Intersecting chords form one of the most elegant and practical results in Euclidean geometry. When two chords cross inside a circle, the products of the lengths of the segments on each chord are equal. This deceptively simple statement unlocks a surprising range of techniques for solving geometric problems, from finding unknown lengths to relating angles and arcs. In this article we explore the Intersecting Chords Theorem from multiple angles: its statement, proofs, variations, numerical examples, and real‑world applications. Whether you are studying for exams, teaching a class, or simply curious, you will find clear explanations, worked examples, and ideas for teaching the concept effectively.

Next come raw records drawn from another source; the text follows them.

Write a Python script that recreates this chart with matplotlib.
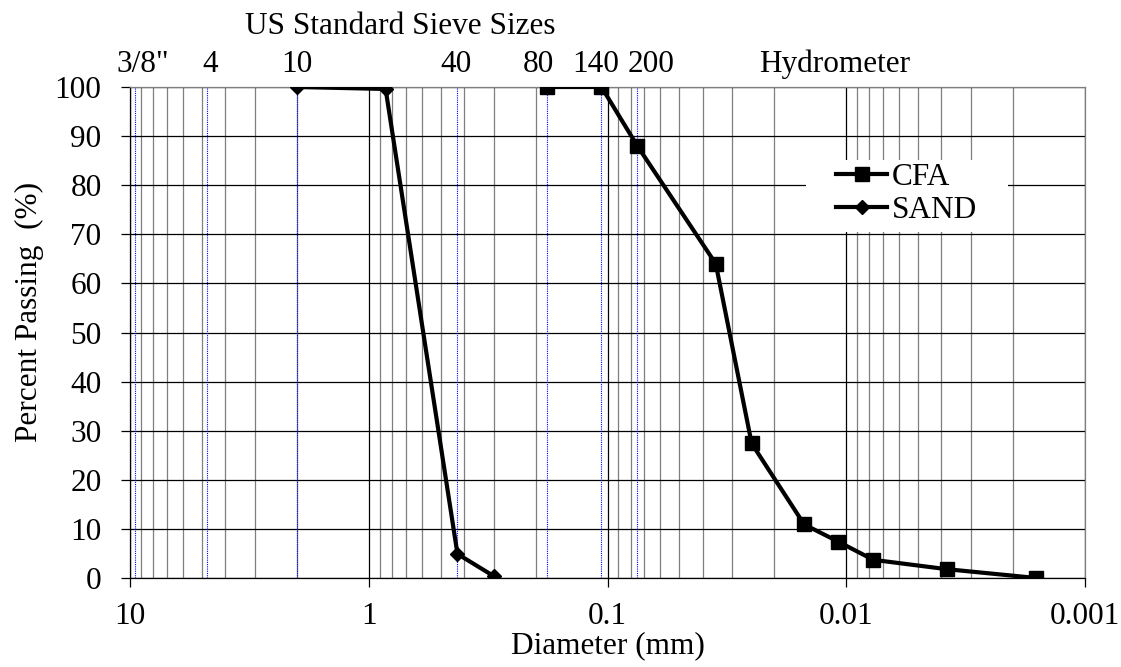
import numpy as np
import matplotlib.pyplot as plt
from matplotlib import ticker, transforms
from matplotlib.lines import Line2D
from matplotlib.patches import Rectangle

# grain size distributions: diameter (mm) vs percent passing
cfa_d = [0.18, 0.106, 0.075, 0.0352, 0.0249, 0.0150, 0.0108, 0.0077, 0.0038, 0.0016]
cfa_p = [100, 100, 88, 64, 27.4, 10.9, 7.4, 3.7, 1.8, 0]
sand_d = [2.0, 0.85, 0.425, 0.30]
sand_p = [100, 99.6, 4.9, 0.4]

# US standard sieves shown along the top
sieve_names = ['3/8"', '4', '10', '40', '80', '140', '200']
sieve_mm = [9.5, 4.75, 2.0, 0.425, 0.18, 0.106, 0.075]

x_ticks = [10, 1, 0.1, 0.01, 0.001]
x_ticklabels = ['10', '1', '0.1', '0.01', '0.001']
y_ticks = list(range(0, 101, 10))

# label placement along the top (diameter where each label is centred)
sieve_label_x = [8.85, 4.6, 2.0, 0.432, 0.194, 0.1117, 0.0654]
hydro_label_x = 0.01114

plt.rcParams['font.family'] = ['Liberation Serif', 'DejaVu Serif']
plt.rcParams['font.size'] = 22.5

W, H = 1121, 667
fig = plt.figure(figsize=(W / 100, H / 100), dpi=100)
ax = fig.add_axes([130 / W, 1 - 578 / H, 955 / W, 491 / H])

ax.set_xscale('log')
ax.set_xlim(10, 0.001)
ax.set_ylim(0, 100)
ax.set_xticks(x_ticks)
ax.set_xticklabels(x_ticklabels)
ax.xaxis.set_minor_locator(ticker.LogLocator(base=10, subs=np.arange(2, 10), numticks=20))
ax.xaxis.set_minor_formatter(ticker.NullFormatter())
ax.set_yticks(y_ticks)

ax.grid(which='major', axis='both', color='black', lw=0.9)
ax.grid(which='minor', axis='x', color='#7f7f7f', lw=0.9)
ax.tick_params(which='major', direction='out', length=6.5, width=0.9, color='black')
ax.tick_params(axis='x', which='major', pad=10.5)
ax.tick_params(axis='y', which='major', pad=14)
ax.tick_params(which='minor', length=0)

for side in ['top', 'right']:
    ax.spines[side].set_color('#7f7f7f')
for side in ['left', 'bottom']:
    ax.spines[side].set_color('black')
for sp in ax.spines.values():
    sp.set_linewidth(0.9)

# sieve openings
for d in sieve_mm:
    ax.axvline(d, color='#0000ff', lw=0.8, ls=(0, (1, 1)), zorder=1.6)

ax.plot(cfa_d, cfa_p, color='black', lw=3, marker='s', ms=10, zorder=3)
ax.plot(sand_d, sand_p, color='black', lw=3, marker='D', ms=7, zorder=3)

# white patch behind the legend
ax.add_patch(Rectangle((0.708, 0.705), 0.211, 0.146, transform=ax.transAxes,
                       facecolor='white', edgecolor='none', zorder=1.9))
handles = [Line2D([], [], color='black', lw=3, marker='s', ms=10),
           Line2D([], [], color='black', lw=3, marker='D', ms=7)]
ax.legend(handles, ['CFA', 'SAND'], loc='upper left', bbox_to_anchor=(0.739, 0.845),
          frameon=False, borderpad=0, borderaxespad=0, handlelength=1.65,
          handletextpad=0.15, labelspacing=0.12)

ax.set_xlabel('Diameter (mm)')
ax.set_ylabel('Percent Passing  (%)')
ax.xaxis.set_label_coords(0.5, -0.108)
ax.yaxis.set_label_coords(-0.09, 0.542)

top = transforms.blended_transform_factory(ax.transData, fig.transFigure)
for name, x in zip(sieve_names, sieve_label_x):
    ax.text(x, 1 - 72 / H, name, transform=top, ha='center', va='baseline')
ax.text(hydro_label_x, 1 - 72 / H, 'Hydrometer', transform=top, ha='center', va='baseline')
fig.text(400 / W, 1 - 34 / H, 'US Standard Sieve Sizes', ha='center', va='baseline')

fig.savefig('out.png', dpi=100)
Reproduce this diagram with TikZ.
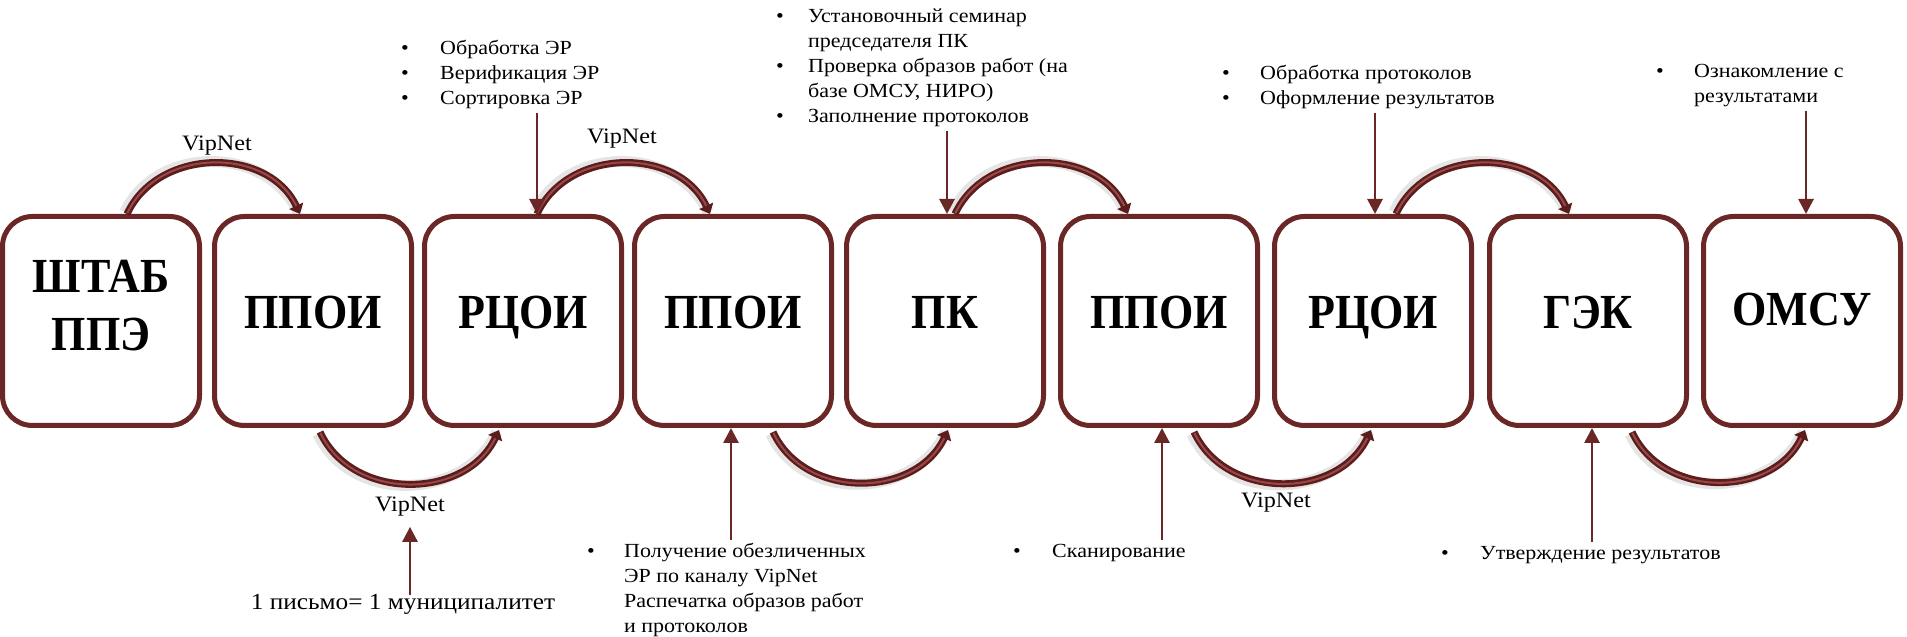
\documentclass[tikz,border=0pt]{standalone}
\usepackage{fontspec}
\setmainfont{Liberation Serif}[FakeStretch=1.1]
\newfontfamily\stagefont{Liberation Serif}[FakeStretch=0.9]
\definecolor{M}{RGB}{107,38,38}
\definecolor{Mdark}{RGB}{92,28,28}
\definecolor{Mlight}{RGB}{152,72,72}
\usetikzlibrary{arrows.meta}
\usetikzlibrary{calc}
\newcommand*{\notelist}[2]{\begin{tabular}[t]{@{}p{#1}@{}l@{}}#2\end{tabular}}
\newcommand*{\hoparc}[5]{%
  \draw [hopshade, transform canvas={shift={#5}}] (#1) to[out=#3,in=#4] (#2);
  \draw [hop] (#1) to[out=#3,in=#4] (#2);
  \draw [hopshine] (#1) to[out=#3,in=#4] (#2);
}
\tikzset{
  stage/.style={draw=M, line width=5pt, fill=white, rounded corners=30pt,
    minimum width=197pt, minimum height=209pt, inner sep=0pt},
  stagename/.style={font=\stagefont\bfseries\fontsize{49}{58}\selectfont,
    align=center, inner sep=0pt, text depth=0pt},
  note/.style={font=\fontsize{20}{25}\selectfont, anchor=base west, inner sep=0pt},
  vipnet/.style={font=\fontsize{22}{26}\selectfont, anchor=base, inner sep=0pt},
  feed/.style={draw=M, line width=2.8pt, -{Triangle[length=15pt,width=15pt]}},
  hop/.style={draw=Mdark, line width=7pt, looseness=1.1,
    -{Triangle[length=9pt,width=15pt]}},
  hopshine/.style={draw=Mlight, line width=2pt, looseness=1.1,
    shorten >=9pt, shorten <=1pt},
  hopshade/.style={draw=black, opacity=0.1, line width=11pt, looseness=1.1},
}

\begin{document}
\begin{tikzpicture}[x=1pt, y=1pt]
    \useasboundingbox (0,0) rectangle (1907,637);
    % stages
    \foreach \n/\x/\dy/\stagetxt in {1/101/16/{ШТАБ\\ППЭ}, 2/313/9/ППОИ,
        3/523/9/РЦОИ, 4/733/9/ППОИ, 5/945/9/ПК, 6/1159/9/ППОИ,
        7/1373/9/РЦОИ, 8/1588/9/ГЭК, 9/1802/12/ОМСУ} {
        \node [stage] (b\n) at (\x,316) {};
        \node [stagename] (s\n) at ([yshift=\dy]b\n.center) {\stagetxt};
    }

    % hops over the top
    \hoparc{[xshift=26pt]b1.north}{[xshift=-13pt]b2.north}{65}{115}{(-2pt,2pt)}
    \hoparc{[xshift=14pt]b3.north}{[xshift=-23pt]b4.north}{65}{115}{(-2pt,2pt)}
    \hoparc{[xshift=10pt]b5.north}{[xshift=-31pt]b6.north}{65}{115}{(-2pt,2pt)}
    \hoparc{[xshift=23pt]b7.north}{[xshift=-19pt]b8.north}{65}{115}{(-2pt,2pt)}
    % hops underneath
    \hoparc{[shift={(7pt,-4pt)}]b2.south}{[shift={(-24pt,-2pt)}]b3.south}{-65}{-115}{(-2pt,-2pt)}
    \hoparc{[shift={(40pt,-4pt)}]b4.south}{[shift={(3pt,-2pt)}]b5.south}{-65}{-115}{(-2pt,-2pt)}
    \hoparc{[shift={(35pt,-4pt)}]b6.south}{[shift={(-2pt,-2pt)}]b7.south}{-65}{-115}{(-2pt,-2pt)}
    \hoparc{[shift={(44pt,-4pt)}]b8.south}{[shift={(3pt,-2pt)}]b9.south}{-65}{-115}{(-2pt,-2pt)}

    \node [vipnet] (v1) at (217,486) {VipNet};
    \node [vipnet] (v2) at (622,493) {VipNet};
    \node [vipnet] (v3) at (410,125) {VipNet};
    \node [vipnet] (v4) at (1276,129) {VipNet};

    % notes
    \node [note] (n3) at (401,582) {\notelist{39pt}{•&Обработка ЭР\\•&Верификация ЭР\\•&Сортировка ЭР}};
    \node [note] (n5) at (776,614) {\notelist{32pt}{•&Установочный семинар\\&председателя ПК\\•&Проверка образов работ (на\\&базе ОМСУ, НИРО)\\•&Заполнение протоколов}};
    \node [note] (n7) at (1222,557) {\notelist{38pt}{•&Обработка протоколов\\•&Оформление результатов}};
    \node [note] (n9) at (1656,559) {\notelist{38pt}{•&Ознакомление с\\&результатами}};
    \node [note] (n4) at (587,79) {\notelist{37pt}{•&Получение обезличенных\\&ЭР по каналу VipNet\\&Распечатка образов работ\\&и протоколов}};
    \node [note] (n6) at (1013,79) {\notelist{39pt}{•&Сканирование}};
    \node [note] (n8) at (1441,77) {\notelist{39pt}{•&Утверждение результатов}};
    \node [vipnet, font=\fontsize{23}{27}\selectfont] (letter) at (403,27) {1 письмо= 1 муниципалитет};

    % feeds
    \coordinate (t3) at ([xshift=14pt]b3.north);
    \coordinate (t5) at ([xshift=2pt]b5.north);
    \coordinate (t7) at ([xshift=2pt]b7.north);
    \coordinate (t9) at ([xshift=4pt]b9.north);
    \coordinate (t4) at ([xshift=-2pt]b4.south);
    \coordinate (t6) at ([xshift=3pt]b6.south);
    \coordinate (t8) at ([xshift=4pt]b8.south);
    \draw [feed] (t3 |- n3.south) -- (t3);
    \draw [feed] (t5 |- n5.south) -- (t5);
    \draw [feed] (t7 |- n7.south) -- (t7);
    \draw [feed] (t9 |- n9.south) -- (t9);
    \draw [feed] (t4 |- n4.north) -- (t4);
    \draw [feed] (t6 |- n6.north) -- (t6);
    \draw [feed] (t8 |- n8.north) -- (t8);
    \draw [feed] (v3 |- letter.north) -- ([yshift=-10pt]v3.south);
\end{tikzpicture}
\end{document}
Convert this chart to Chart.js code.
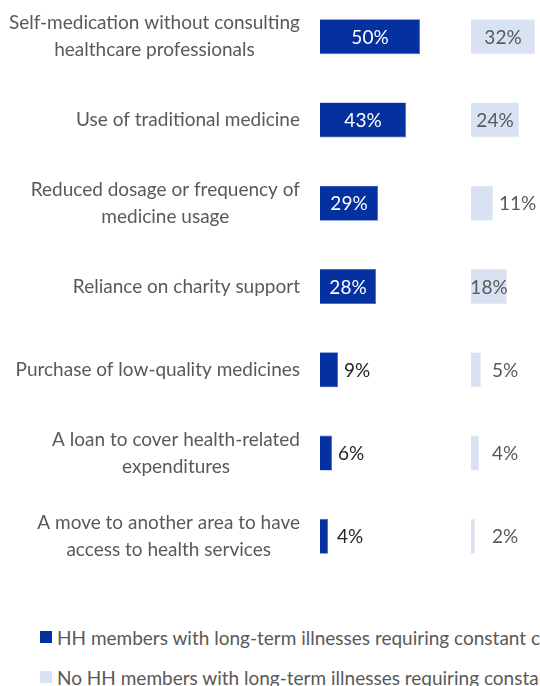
<!DOCTYPE html>
<html>
<head>
<meta charset="utf-8">
<script src="https://cdn.jsdelivr.net/npm/chart.js@4"></script>
<style>
  html, body { margin: 0; padding: 0; background: #fff; }
  body { width: 540px; height: 686px; overflow: hidden; position: relative; font-family: 'Lato', 'Open Sans', sans-serif; }
  #wrap { position: absolute; left: 0; top: -5px; width: 540px; height: 583px; }
  .legend-row { position: absolute; left: 40px; height: 24px; display: flex; align-items: center; white-space: nowrap; font-size: 19px; color: #595959; }
  .legend-row .box { width: 12px; height: 12px; margin-right: 5px; flex: none; }
</style>
</head>
<body>
<div id="wrap"><canvas id="copingChart"></canvas></div>
<div id="legend"></div>
<script>
(function () {
  'use strict';

  const DARK  = '#0531a0';
  const LIGHT = '#d9e2f3';
  const TEXT  = '#595959';

  // categories (each entry is the wrapped lines of a label)
  const categories = [
    ['Self-medication without consulting', 'healthcare professionals'],
    ['Use of traditional medicine'],
    ['Reduced dosage or frequency of', 'medicine usage'],
    ['Reliance on charity support'],
    ['Purchase of low-quality medicines'],
    ['A loan to cover health-related', 'expenditures'],
    ['A move to another area to have', 'access to health services']
  ];
  const withIllness    = [50, 43, 29, 28, 9, 6, 4];
  const withoutIllness = [32, 24, 11, 18, 5, 4, 2];
  const seriesNames = [
    'HH members with long-term illnesses requiring constant care',
    'No HH members with long-term illnesses requiring constant care'
  ];

  const SECOND_PANEL = 75.5;   // where the second column of bars begins on the x scale
  const X_MAX = 110;

  /* ─── Category labels, right-aligned block with centred lines ─── */
  const categoryLabels = {
    id: 'categoryLabels',
    afterDraw: function (chart) {
      const ctx = chart.ctx;
      const yScale = chart.scales.y;
      const right = 300;
      const lineH = 27;
      ctx.save();
      ctx.font = '19px Lato, "Open Sans", sans-serif';
      ctx.fillStyle = TEXT;
      ctx.textAlign = 'center';
      ctx.textBaseline = 'middle';
      categories.forEach(function (lines, i) {
        const cy = yScale.getPixelForValue(i);
        const maxW = Math.max.apply(null, lines.map(function (l) { return ctx.measureText(l).width; }));
        const cx = right - maxW / 2;
        const top = cy - (lines.length - 1) * lineH / 2;
        lines.forEach(function (l, j) { ctx.fillText(l, cx, top + j * lineH); });
      });
      ctx.restore();
    }
  };

  /* ─── Value labels, inside wide bars and after narrow ones ─── */
  const valueLabels = {
    id: 'valueLabels',
    afterDatasetsDraw: function (chart) {
      const ctx = chart.ctx;
      const xScale = chart.scales.x;
      ctx.save();
      ctx.font = '19px Lato, "Open Sans", sans-serif';
      ctx.textBaseline = 'middle';
      chart.data.datasets.forEach(function (ds, di) {
        const meta = chart.getDatasetMeta(di);
        const values = ds.rawValues;
        const panelStart = xScale.getPixelForValue(di === 0 ? 0 : SECOND_PANEL);
        meta.data.forEach(function (bar, i) {
          const v = values[i];
          const txt = v + '%';
          const left = Math.min(bar.base, bar.x);
          const right = Math.max(bar.base, bar.x);
          if (v >= 15) {
            ctx.textAlign = 'center';
            ctx.fillStyle = di === 0 ? '#ffffff' : TEXT;
            ctx.fillText(txt, (left + right) / 2, bar.y + 1);
          } else {
            ctx.textAlign = 'left';
            ctx.fillStyle = di === 0 ? '#262626' : TEXT;
            const x = Math.max(right + 6, panelStart + (di === 0 ? 17 : 21));
            ctx.fillText(txt, x, bar.y + 1);
          }
        });
      });
      ctx.restore();
    }
  };

  function buildLegend() {
    const host = document.getElementById('legend');
    [DARK, LIGHT].forEach(function (c, i) {
      const row = document.createElement('div');
      row.className = 'legend-row';
      row.style.top = (625 + i * 40) + 'px';
      const box = document.createElement('span');
      box.className = 'box';
      box.style.background = c;
      const label = document.createElement('span');
      label.textContent = seriesNames[i];
      row.appendChild(box);
      row.appendChild(label);
      host.appendChild(row);
    });
  }

  document.addEventListener('DOMContentLoaded', function () {
    if (typeof Chart === 'undefined') return;
    buildLegend();

    new Chart(document.getElementById('copingChart'), {
      type: 'bar',
      data: {
        labels: categories,
        datasets: [{
          label: seriesNames[0],
          data: withIllness,
          rawValues: withIllness,
          backgroundColor: DARK,
          borderColor: '#3f64c0',
          borderWidth: 0.6,
          grouped: false,
          barPercentage: 0.42,
          categoryPercentage: 1
        }, {
          label: seriesNames[1],
          data: withoutIllness.map(function (v) { return [SECOND_PANEL, SECOND_PANEL + v]; }),
          rawValues: withoutIllness,
          backgroundColor: LIGHT,
          borderColor: '#e6ecf7',
          borderWidth: 0.6,
          grouped: false,
          barPercentage: 0.42,
          categoryPercentage: 1
        }]
      },
      options: {
        indexAxis: 'y',
        responsive: true,
        maintainAspectRatio: false,
        animation: false,
        layout: { padding: { left: 320, right: 0, top: 0, bottom: 0 } },
        plugins: {
          legend: { display: false },
          tooltip: { enabled: false }
        },
        scales: {
          x: { display: false, min: 0, max: X_MAX },
          y: { display: false }
        }
      },
      plugins: [categoryLabels, valueLabels]
    });
  });
})();
</script>
</body>
</html>
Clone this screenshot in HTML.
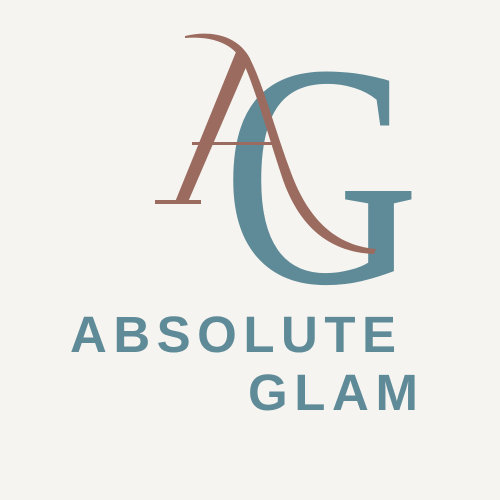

The Core Theorem: Intersecting Chords

When two chords AB and CD of a circle meet at a point E inside the circle, the Intersecting Chords Theorem states that the product of the two segments of one chord equals the product of the two segments of the other chord:

AE × EB = CE × ED

Equivalently, the power of the point E with respect to the circle is the same whether you consider the two segments on AB or on CD. This result is sometimes called the chord–chord form of the power of a point. It is a cornerstone of many geometric arguments and helps connect segment lengths with the larger geometry of the circle.

Throughout this article, we will refer to the circle as C, the chords as AB and CD, and their intersection point as E. This standard notation keeps the ideas clear while we explore variations and proofs.

Notational Setup: A Clear Picture of Intersecting Chords

To visualise the Intersecting Chords Theorem, imagine a circle with four points on its circumference: A, B, C and D. The chords AB and CD intersect at a single interior point E. The four smaller segments on the chords are AE, EB, CE and ED. The theorem tells us that AE × EB equals CE × ED. This relationship is independent of the exact placement of the chords, as long as AB and CD do cross inside the circle.

In many problems, you know three of the four segment lengths and want to determine the fourth. Because the product equality holds, you can rearrange the equation to solve for the unknown length with straightforward algebra.

Why the Theorem Works: A Geometric Proof via Similar Triangles

One of the simplest and most intuitive proofs uses similar triangles. When two chords AB and CD intersect at E inside the circle, triangles formed by the intersection share two pairs of right angles and share common angles at E. This similarity yields a proportionality between corresponding sides, which, when rearranged, gives AE × EB = CE × ED.

Step-by-step Outline

1. Draw the circle with chords AB and CD intersecting at E.
2. Consider triangles AEC and DEB. They are similar because they have equal inscribed angles subtending the same arcs.
3. From the similarity, express the corresponding side ratios: AE/EC = DE/EB.
4. Cross-multiply to obtain AE × EB = CE × ED.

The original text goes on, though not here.